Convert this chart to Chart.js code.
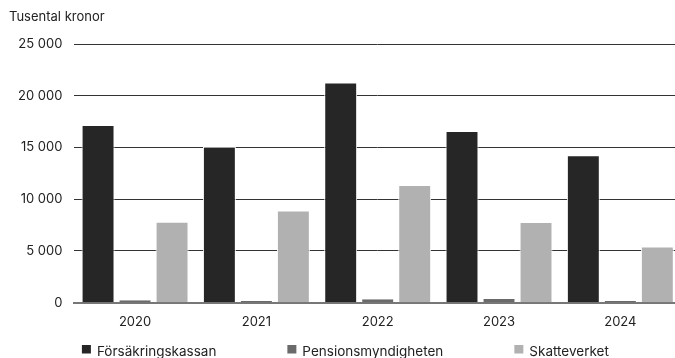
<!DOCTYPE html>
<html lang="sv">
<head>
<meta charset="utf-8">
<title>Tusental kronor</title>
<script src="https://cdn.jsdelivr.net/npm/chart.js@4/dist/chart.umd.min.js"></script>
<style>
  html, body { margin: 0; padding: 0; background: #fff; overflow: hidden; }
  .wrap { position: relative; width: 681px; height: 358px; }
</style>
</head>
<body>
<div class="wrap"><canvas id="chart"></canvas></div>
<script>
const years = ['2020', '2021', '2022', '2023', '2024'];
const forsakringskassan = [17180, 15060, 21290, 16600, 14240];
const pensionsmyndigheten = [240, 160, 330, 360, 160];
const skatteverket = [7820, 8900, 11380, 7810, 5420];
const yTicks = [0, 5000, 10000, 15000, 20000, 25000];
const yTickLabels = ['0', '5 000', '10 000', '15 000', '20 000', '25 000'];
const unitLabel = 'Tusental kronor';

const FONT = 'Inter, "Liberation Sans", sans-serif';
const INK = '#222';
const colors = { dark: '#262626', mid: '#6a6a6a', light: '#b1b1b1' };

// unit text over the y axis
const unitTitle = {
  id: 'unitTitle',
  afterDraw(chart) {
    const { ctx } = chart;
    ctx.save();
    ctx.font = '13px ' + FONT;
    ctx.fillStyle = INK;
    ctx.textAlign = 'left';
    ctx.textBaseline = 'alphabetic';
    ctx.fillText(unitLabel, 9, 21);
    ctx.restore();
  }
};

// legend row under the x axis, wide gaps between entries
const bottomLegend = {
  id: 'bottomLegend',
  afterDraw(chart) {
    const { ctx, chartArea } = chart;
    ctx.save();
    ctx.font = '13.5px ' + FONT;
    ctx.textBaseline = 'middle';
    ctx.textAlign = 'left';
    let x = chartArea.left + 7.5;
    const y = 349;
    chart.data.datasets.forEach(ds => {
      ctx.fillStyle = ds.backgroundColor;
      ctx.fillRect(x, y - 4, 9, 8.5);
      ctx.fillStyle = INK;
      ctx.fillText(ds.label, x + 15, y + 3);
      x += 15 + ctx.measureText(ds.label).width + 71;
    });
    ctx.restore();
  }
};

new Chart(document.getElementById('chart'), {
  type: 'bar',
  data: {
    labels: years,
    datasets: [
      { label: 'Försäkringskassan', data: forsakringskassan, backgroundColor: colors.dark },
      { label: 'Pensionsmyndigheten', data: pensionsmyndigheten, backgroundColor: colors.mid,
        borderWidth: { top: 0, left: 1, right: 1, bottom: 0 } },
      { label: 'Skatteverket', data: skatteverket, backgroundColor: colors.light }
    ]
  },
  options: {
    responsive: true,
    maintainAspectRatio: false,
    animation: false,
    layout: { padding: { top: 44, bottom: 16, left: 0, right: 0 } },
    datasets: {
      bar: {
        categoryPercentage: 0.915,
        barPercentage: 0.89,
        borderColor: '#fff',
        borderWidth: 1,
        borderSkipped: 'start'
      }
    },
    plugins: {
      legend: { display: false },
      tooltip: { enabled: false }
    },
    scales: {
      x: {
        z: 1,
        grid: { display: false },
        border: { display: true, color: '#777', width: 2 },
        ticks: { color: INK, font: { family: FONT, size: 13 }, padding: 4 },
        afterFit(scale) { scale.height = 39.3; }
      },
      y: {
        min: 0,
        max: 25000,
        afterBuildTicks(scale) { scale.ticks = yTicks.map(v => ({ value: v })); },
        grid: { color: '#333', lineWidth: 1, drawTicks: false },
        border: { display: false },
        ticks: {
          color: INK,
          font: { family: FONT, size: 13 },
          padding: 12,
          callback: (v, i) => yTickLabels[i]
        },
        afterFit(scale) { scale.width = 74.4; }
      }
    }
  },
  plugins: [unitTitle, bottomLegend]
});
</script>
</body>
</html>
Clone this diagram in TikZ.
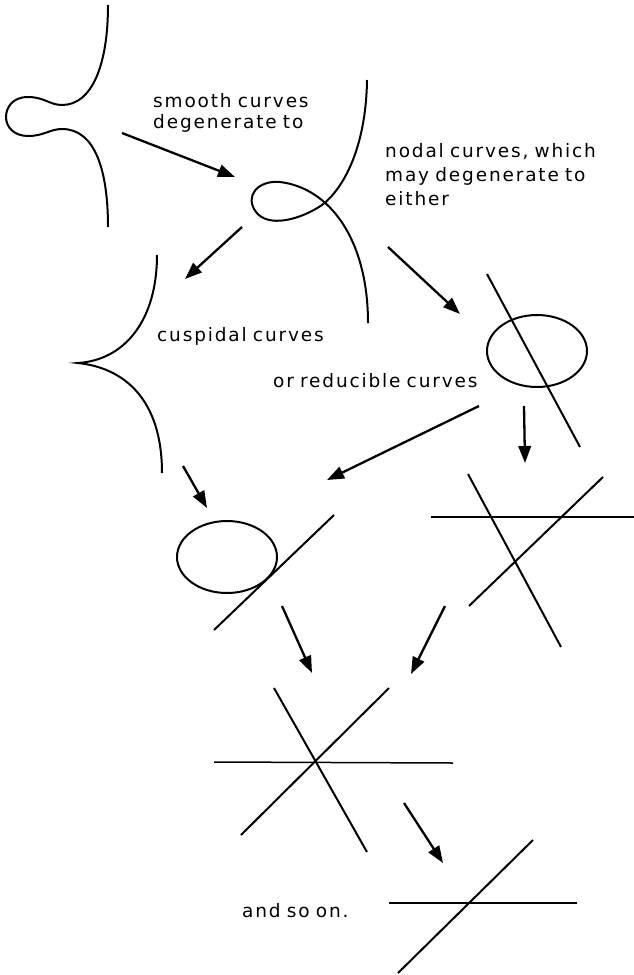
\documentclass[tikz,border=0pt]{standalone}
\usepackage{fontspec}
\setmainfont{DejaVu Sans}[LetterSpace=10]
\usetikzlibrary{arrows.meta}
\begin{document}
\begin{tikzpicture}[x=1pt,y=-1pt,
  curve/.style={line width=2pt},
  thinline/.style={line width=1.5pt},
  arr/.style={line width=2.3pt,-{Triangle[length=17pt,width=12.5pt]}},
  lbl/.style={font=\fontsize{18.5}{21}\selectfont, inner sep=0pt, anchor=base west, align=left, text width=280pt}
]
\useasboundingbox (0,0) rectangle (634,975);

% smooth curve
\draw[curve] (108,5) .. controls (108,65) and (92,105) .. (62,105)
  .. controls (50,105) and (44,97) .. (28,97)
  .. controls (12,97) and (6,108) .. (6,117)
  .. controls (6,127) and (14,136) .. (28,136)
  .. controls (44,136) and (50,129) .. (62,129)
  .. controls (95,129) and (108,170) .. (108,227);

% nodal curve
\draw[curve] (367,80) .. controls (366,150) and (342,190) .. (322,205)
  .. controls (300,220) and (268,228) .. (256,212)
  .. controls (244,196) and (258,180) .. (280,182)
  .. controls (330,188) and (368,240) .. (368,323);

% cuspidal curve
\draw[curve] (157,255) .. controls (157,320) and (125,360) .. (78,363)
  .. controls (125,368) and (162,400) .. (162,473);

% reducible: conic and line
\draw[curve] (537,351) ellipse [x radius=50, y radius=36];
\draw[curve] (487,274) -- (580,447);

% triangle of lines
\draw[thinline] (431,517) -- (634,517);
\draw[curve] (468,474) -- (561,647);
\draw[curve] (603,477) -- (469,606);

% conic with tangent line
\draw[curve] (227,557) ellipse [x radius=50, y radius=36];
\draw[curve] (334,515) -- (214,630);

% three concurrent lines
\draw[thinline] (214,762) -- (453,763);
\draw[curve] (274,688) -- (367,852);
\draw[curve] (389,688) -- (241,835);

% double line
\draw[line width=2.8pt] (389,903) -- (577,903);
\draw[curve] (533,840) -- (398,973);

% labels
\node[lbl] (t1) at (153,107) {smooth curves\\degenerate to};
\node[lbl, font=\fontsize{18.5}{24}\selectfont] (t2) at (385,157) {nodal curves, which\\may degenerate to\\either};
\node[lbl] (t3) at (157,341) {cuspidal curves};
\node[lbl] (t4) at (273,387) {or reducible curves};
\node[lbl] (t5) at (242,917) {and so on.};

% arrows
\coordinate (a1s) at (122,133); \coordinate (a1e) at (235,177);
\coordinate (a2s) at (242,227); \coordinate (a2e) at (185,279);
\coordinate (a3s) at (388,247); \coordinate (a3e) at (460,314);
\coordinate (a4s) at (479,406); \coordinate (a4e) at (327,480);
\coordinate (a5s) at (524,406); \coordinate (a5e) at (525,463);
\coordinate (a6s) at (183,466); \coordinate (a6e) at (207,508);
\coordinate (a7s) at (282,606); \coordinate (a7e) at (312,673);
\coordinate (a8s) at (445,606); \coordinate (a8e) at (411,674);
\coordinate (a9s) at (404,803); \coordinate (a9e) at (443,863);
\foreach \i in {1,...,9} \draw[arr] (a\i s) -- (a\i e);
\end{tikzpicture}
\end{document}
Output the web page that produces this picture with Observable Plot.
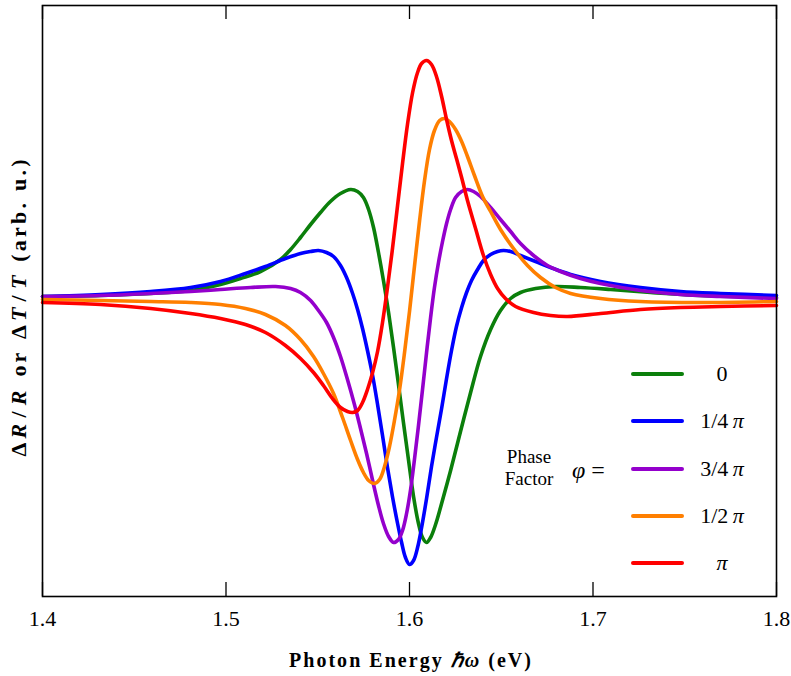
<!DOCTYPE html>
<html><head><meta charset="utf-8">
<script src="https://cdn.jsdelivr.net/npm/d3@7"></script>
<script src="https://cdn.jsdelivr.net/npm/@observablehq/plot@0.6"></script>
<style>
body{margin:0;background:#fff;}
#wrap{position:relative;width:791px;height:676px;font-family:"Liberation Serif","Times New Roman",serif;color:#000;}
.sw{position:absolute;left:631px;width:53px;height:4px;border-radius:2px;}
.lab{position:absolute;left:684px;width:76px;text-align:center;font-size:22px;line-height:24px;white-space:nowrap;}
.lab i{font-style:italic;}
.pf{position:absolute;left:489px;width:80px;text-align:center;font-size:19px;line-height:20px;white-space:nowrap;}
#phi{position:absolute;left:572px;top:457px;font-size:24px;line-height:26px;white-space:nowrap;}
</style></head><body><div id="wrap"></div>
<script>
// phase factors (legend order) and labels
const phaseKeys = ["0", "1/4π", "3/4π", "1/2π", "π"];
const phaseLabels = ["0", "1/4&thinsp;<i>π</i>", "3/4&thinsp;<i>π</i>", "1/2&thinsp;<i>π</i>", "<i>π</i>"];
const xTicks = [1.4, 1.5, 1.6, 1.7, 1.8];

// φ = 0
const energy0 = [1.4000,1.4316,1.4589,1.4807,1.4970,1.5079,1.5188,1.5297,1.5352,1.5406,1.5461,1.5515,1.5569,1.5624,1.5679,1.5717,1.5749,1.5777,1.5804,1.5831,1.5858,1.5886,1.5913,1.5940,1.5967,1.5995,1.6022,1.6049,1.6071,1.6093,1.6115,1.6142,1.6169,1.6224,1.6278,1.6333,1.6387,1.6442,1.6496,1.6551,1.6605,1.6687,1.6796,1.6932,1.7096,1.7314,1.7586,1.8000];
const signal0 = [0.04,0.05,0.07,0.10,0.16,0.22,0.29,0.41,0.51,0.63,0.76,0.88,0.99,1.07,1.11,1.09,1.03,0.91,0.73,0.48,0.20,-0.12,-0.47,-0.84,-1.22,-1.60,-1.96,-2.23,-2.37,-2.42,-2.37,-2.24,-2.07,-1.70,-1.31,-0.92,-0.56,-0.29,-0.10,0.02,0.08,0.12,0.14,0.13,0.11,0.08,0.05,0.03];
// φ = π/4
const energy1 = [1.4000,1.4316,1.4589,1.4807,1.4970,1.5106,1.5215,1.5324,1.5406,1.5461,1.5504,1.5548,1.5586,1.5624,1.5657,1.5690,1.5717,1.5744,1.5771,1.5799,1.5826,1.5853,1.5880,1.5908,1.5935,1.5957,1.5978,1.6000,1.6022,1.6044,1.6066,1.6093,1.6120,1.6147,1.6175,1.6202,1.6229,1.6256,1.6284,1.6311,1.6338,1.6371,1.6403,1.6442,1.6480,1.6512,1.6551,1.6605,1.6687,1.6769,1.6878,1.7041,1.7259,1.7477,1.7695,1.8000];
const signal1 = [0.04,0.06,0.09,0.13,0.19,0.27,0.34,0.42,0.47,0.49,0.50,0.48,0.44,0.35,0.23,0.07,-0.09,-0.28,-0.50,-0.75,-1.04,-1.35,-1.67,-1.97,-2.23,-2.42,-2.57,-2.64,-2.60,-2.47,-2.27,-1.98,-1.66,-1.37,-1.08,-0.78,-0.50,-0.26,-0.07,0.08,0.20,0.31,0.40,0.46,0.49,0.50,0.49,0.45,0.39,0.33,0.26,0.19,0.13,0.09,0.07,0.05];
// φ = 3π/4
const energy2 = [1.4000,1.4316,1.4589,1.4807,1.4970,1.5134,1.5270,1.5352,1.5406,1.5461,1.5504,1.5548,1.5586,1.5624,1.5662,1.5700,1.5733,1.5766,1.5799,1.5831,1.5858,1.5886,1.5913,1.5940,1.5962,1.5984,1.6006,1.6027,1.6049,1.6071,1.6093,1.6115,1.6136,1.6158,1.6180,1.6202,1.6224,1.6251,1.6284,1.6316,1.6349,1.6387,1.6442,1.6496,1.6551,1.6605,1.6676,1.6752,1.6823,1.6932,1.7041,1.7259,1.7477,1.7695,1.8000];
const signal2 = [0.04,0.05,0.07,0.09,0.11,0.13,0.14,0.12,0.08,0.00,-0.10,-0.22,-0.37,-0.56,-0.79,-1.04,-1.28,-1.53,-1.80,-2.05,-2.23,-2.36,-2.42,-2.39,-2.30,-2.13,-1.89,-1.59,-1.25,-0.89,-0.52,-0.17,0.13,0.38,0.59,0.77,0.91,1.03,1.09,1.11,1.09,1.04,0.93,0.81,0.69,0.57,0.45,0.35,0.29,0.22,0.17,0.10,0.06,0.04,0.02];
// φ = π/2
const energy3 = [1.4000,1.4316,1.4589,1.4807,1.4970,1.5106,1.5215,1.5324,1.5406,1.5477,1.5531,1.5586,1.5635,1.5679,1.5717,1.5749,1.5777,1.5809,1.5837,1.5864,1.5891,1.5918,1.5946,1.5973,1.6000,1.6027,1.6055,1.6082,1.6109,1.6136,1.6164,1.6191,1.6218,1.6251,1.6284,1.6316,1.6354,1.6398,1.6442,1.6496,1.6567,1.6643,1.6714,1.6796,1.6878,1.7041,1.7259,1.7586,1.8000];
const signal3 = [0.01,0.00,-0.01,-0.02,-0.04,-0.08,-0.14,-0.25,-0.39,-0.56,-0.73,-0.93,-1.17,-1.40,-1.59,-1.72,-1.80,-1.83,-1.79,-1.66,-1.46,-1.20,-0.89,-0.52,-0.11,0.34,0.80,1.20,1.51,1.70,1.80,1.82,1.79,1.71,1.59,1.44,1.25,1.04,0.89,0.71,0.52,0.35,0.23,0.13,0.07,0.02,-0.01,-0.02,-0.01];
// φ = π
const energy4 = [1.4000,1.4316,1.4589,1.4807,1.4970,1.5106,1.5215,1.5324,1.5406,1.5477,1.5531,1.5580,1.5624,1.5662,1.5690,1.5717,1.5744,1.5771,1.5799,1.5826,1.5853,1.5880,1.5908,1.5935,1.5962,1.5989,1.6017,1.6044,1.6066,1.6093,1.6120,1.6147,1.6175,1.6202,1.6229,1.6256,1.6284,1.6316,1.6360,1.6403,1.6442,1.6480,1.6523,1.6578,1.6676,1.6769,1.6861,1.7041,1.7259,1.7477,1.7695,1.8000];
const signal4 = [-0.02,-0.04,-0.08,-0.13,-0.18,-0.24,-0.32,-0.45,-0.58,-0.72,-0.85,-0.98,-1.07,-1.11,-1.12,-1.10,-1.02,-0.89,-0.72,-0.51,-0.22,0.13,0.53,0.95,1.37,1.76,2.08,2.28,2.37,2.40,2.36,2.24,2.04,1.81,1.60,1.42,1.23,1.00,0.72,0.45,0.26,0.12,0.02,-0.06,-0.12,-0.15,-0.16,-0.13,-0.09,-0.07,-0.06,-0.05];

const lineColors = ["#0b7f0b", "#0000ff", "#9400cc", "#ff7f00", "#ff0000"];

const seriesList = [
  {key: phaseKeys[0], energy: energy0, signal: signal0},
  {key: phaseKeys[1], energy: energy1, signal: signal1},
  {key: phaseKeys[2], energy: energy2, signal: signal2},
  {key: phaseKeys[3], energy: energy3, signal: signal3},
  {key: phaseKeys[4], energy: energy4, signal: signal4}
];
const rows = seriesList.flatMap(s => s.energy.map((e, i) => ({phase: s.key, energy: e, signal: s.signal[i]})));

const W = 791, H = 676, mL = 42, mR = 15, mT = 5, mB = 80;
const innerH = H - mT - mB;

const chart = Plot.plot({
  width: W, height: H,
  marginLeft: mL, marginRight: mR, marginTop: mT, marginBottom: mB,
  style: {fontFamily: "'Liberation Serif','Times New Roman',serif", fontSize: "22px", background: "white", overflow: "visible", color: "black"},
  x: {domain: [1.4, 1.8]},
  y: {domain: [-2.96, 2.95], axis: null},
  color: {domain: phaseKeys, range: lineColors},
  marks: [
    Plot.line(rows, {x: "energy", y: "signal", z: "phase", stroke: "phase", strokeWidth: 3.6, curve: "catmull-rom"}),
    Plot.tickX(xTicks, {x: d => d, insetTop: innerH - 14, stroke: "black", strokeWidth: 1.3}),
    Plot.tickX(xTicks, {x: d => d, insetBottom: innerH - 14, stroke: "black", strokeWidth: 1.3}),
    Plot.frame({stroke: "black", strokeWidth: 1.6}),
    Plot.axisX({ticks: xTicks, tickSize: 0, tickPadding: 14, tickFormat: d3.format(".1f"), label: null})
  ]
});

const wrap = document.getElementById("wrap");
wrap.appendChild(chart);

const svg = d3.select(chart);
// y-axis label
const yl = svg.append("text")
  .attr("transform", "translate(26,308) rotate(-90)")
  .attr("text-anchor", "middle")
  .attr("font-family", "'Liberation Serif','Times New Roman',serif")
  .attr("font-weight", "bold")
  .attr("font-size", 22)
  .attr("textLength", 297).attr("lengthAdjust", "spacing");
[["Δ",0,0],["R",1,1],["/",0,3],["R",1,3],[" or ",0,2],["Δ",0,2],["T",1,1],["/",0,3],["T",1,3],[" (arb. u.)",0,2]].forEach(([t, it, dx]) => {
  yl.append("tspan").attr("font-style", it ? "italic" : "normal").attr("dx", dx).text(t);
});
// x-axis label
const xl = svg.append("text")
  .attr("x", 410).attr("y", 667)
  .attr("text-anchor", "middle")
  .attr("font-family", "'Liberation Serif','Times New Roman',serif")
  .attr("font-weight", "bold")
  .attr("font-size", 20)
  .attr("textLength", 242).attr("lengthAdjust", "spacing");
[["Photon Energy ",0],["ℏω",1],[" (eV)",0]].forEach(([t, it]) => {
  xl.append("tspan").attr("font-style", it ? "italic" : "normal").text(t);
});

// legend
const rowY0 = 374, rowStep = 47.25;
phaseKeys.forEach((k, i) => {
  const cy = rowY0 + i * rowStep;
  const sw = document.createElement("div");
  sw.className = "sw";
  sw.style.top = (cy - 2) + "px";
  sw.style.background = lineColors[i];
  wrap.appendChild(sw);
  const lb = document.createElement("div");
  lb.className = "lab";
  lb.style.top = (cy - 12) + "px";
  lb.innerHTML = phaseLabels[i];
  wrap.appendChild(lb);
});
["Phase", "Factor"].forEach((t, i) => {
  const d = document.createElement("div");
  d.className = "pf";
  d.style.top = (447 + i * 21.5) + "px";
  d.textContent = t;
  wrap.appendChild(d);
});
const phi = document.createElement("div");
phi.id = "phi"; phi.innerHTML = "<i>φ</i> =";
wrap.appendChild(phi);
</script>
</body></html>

## [Exercise task]
Identify and copy the lines holding the word "this".

## [Task solution]
Convert this chart to Chart.js code.
Clone this diagram in TikZ.
Output the web page that produces this picture with Observable Plot.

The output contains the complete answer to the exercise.